▸ Data block:
■ ■ ■ ■ ■ ■ ■

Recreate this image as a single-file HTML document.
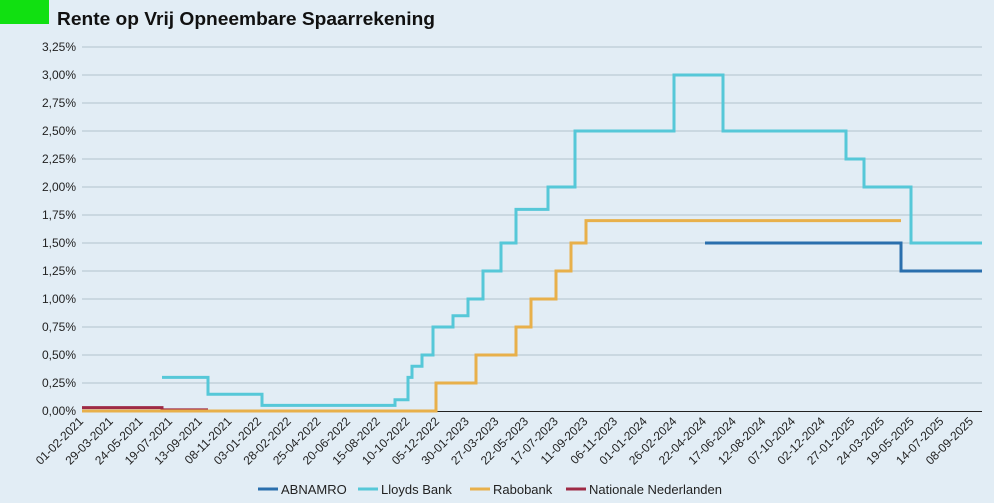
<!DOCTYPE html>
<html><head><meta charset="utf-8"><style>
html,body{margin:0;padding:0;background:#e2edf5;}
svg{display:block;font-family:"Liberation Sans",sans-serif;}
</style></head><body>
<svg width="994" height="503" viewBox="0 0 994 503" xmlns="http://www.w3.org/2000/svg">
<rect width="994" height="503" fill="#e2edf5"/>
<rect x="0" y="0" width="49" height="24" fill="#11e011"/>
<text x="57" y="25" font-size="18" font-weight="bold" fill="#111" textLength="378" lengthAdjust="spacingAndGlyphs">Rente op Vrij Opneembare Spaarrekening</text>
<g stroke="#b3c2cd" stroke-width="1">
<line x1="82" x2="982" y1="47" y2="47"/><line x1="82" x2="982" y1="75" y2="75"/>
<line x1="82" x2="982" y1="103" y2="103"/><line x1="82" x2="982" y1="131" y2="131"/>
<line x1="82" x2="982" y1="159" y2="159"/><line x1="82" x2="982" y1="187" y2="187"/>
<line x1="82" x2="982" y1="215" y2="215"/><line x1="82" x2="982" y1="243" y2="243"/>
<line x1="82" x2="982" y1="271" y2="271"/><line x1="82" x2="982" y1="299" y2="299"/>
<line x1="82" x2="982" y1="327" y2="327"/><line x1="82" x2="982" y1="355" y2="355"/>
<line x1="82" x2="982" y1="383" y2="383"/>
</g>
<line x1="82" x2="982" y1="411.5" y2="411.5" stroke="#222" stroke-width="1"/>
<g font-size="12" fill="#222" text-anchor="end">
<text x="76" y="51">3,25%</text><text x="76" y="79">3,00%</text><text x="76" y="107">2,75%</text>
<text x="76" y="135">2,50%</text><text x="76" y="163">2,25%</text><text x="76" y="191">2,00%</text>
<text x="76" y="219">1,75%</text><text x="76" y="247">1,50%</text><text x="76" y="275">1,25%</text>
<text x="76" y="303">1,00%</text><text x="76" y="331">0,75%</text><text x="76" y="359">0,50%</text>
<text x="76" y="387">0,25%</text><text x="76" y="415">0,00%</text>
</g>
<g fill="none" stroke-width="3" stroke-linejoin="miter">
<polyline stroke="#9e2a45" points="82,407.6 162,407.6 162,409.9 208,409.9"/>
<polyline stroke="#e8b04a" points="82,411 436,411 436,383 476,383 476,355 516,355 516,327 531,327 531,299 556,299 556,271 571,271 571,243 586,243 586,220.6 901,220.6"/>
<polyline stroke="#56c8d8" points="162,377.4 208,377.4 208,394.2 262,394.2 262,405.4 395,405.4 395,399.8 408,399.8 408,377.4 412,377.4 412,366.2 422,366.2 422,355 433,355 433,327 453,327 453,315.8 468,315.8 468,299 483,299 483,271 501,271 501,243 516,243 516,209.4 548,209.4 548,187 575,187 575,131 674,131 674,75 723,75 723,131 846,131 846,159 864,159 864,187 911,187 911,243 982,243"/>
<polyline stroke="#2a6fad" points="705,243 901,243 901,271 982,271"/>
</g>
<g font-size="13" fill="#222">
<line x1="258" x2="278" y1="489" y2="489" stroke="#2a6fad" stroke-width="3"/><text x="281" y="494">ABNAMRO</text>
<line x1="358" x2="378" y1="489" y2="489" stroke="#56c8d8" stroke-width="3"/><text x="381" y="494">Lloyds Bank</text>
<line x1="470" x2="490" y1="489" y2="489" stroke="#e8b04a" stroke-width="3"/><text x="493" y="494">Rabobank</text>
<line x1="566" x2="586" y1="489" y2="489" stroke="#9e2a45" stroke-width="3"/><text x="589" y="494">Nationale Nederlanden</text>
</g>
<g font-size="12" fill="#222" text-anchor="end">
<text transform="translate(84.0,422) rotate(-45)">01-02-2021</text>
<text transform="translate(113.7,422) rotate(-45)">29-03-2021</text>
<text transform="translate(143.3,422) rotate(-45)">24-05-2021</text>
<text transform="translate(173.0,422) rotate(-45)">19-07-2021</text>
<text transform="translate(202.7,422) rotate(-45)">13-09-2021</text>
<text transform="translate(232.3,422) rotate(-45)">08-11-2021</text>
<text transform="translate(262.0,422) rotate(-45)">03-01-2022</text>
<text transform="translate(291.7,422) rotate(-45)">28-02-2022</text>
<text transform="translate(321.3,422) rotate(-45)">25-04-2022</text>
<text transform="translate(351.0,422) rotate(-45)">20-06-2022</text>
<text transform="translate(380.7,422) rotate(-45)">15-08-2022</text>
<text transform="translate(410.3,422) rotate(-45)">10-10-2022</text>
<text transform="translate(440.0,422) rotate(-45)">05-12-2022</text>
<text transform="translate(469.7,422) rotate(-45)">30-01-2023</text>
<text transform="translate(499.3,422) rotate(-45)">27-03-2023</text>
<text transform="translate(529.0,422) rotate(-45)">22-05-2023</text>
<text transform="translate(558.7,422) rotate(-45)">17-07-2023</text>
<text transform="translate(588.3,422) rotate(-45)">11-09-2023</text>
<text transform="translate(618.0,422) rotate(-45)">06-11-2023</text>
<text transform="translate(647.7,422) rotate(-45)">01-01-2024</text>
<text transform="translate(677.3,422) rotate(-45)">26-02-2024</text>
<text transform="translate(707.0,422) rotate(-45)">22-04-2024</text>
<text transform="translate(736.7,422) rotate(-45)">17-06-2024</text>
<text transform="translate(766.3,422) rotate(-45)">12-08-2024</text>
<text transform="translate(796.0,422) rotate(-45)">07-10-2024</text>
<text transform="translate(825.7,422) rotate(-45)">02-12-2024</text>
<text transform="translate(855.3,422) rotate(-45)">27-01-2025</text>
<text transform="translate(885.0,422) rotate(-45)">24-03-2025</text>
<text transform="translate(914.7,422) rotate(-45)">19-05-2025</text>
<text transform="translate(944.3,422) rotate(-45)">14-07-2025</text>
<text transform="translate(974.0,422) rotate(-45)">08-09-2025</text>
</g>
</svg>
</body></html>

■ ■ ■ ■ ■ ■ ■

▸ Problem requirements:
Without the pictures, repeat the listing above exactly.

▸ Result of the exercise:
Recreate this image as a single-file HTML document.
<!DOCTYPE html>
<html><head><meta charset="utf-8"><style>
html,body{margin:0;padding:0;background:#e2edf5;}
svg{display:block;font-family:"Liberation Sans",sans-serif;}
</style></head><body>
<svg width="994" height="503" viewBox="0 0 994 503" xmlns="http://www.w3.org/2000/svg">
<rect width="994" height="503" fill="#e2edf5"/>
<rect x="0" y="0" width="49" height="24" fill="#11e011"/>
<text x="57" y="25" font-size="18" font-weight="bold" fill="#111" textLength="378" lengthAdjust="spacingAndGlyphs">Rente op Vrij Opneembare Spaarrekening</text>
<g stroke="#b3c2cd" stroke-width="1">
<line x1="82" x2="982" y1="47" y2="47"/><line x1="82" x2="982" y1="75" y2="75"/>
<line x1="82" x2="982" y1="103" y2="103"/><line x1="82" x2="982" y1="131" y2="131"/>
<line x1="82" x2="982" y1="159" y2="159"/><line x1="82" x2="982" y1="187" y2="187"/>
<line x1="82" x2="982" y1="215" y2="215"/><line x1="82" x2="982" y1="243" y2="243"/>
<line x1="82" x2="982" y1="271" y2="271"/><line x1="82" x2="982" y1="299" y2="299"/>
<line x1="82" x2="982" y1="327" y2="327"/><line x1="82" x2="982" y1="355" y2="355"/>
<line x1="82" x2="982" y1="383" y2="383"/>
</g>
<line x1="82" x2="982" y1="411.5" y2="411.5" stroke="#222" stroke-width="1"/>
<g font-size="12" fill="#222" text-anchor="end">
<text x="76" y="51">3,25%</text><text x="76" y="79">3,00%</text><text x="76" y="107">2,75%</text>
<text x="76" y="135">2,50%</text><text x="76" y="163">2,25%</text><text x="76" y="191">2,00%</text>
<text x="76" y="219">1,75%</text><text x="76" y="247">1,50%</text><text x="76" y="275">1,25%</text>
<text x="76" y="303">1,00%</text><text x="76" y="331">0,75%</text><text x="76" y="359">0,50%</text>
<text x="76" y="387">0,25%</text><text x="76" y="415">0,00%</text>
</g>
<g fill="none" stroke-width="3" stroke-linejoin="miter">
<polyline stroke="#9e2a45" points="82,407.6 162,407.6 162,409.9 208,409.9"/>
<polyline stroke="#e8b04a" points="82,411 436,411 436,383 476,383 476,355 516,355 516,327 531,327 531,299 556,299 556,271 571,271 571,243 586,243 586,220.6 901,220.6"/>
<polyline stroke="#56c8d8" points="162,377.4 208,377.4 208,394.2 262,394.2 262,405.4 395,405.4 395,399.8 408,399.8 408,377.4 412,377.4 412,366.2 422,366.2 422,355 433,355 433,327 453,327 453,315.8 468,315.8 468,299 483,299 483,271 501,271 501,243 516,243 516,209.4 548,209.4 548,187 575,187 575,131 674,131 674,75 723,75 723,131 846,131 846,159 864,159 864,187 911,187 911,243 982,243"/>
<polyline stroke="#2a6fad" points="705,243 901,243 901,271 982,271"/>
</g>
<g font-size="13" fill="#222">
<line x1="258" x2="278" y1="489" y2="489" stroke="#2a6fad" stroke-width="3"/><text x="281" y="494">ABNAMRO</text>
<line x1="358" x2="378" y1="489" y2="489" stroke="#56c8d8" stroke-width="3"/><text x="381" y="494">Lloyds Bank</text>
<line x1="470" x2="490" y1="489" y2="489" stroke="#e8b04a" stroke-width="3"/><text x="493" y="494">Rabobank</text>
<line x1="566" x2="586" y1="489" y2="489" stroke="#9e2a45" stroke-width="3"/><text x="589" y="494">Nationale Nederlanden</text>
</g>
<g font-size="12" fill="#222" text-anchor="end">
<text transform="translate(84.0,422) rotate(-45)">01-02-2021</text>
<text transform="translate(113.7,422) rotate(-45)">29-03-2021</text>
<text transform="translate(143.3,422) rotate(-45)">24-05-2021</text>
<text transform="translate(173.0,422) rotate(-45)">19-07-2021</text>
<text transform="translate(202.7,422) rotate(-45)">13-09-2021</text>
<text transform="translate(232.3,422) rotate(-45)">08-11-2021</text>
<text transform="translate(262.0,422) rotate(-45)">03-01-2022</text>
<text transform="translate(291.7,422) rotate(-45)">28-02-2022</text>
<text transform="translate(321.3,422) rotate(-45)">25-04-2022</text>
<text transform="translate(351.0,422) rotate(-45)">20-06-2022</text>
<text transform="translate(380.7,422) rotate(-45)">15-08-2022</text>
<text transform="translate(410.3,422) rotate(-45)">10-10-2022</text>
<text transform="translate(440.0,422) rotate(-45)">05-12-2022</text>
<text transform="translate(469.7,422) rotate(-45)">30-01-2023</text>
<text transform="translate(499.3,422) rotate(-45)">27-03-2023</text>
<text transform="translate(529.0,422) rotate(-45)">22-05-2023</text>
<text transform="translate(558.7,422) rotate(-45)">17-07-2023</text>
<text transform="translate(588.3,422) rotate(-45)">11-09-2023</text>
<text transform="translate(618.0,422) rotate(-45)">06-11-2023</text>
<text transform="translate(647.7,422) rotate(-45)">01-01-2024</text>
<text transform="translate(677.3,422) rotate(-45)">26-02-2024</text>
<text transform="translate(707.0,422) rotate(-45)">22-04-2024</text>
<text transform="translate(736.7,422) rotate(-45)">17-06-2024</text>
<text transform="translate(766.3,422) rotate(-45)">12-08-2024</text>
<text transform="translate(796.0,422) rotate(-45)">07-10-2024</text>
<text transform="translate(825.7,422) rotate(-45)">02-12-2024</text>
<text transform="translate(855.3,422) rotate(-45)">27-01-2025</text>
<text transform="translate(885.0,422) rotate(-45)">24-03-2025</text>
<text transform="translate(914.7,422) rotate(-45)">19-05-2025</text>
<text transform="translate(944.3,422) rotate(-45)">14-07-2025</text>
<text transform="translate(974.0,422) rotate(-45)">08-09-2025</text>
</g>
</svg>
</body></html>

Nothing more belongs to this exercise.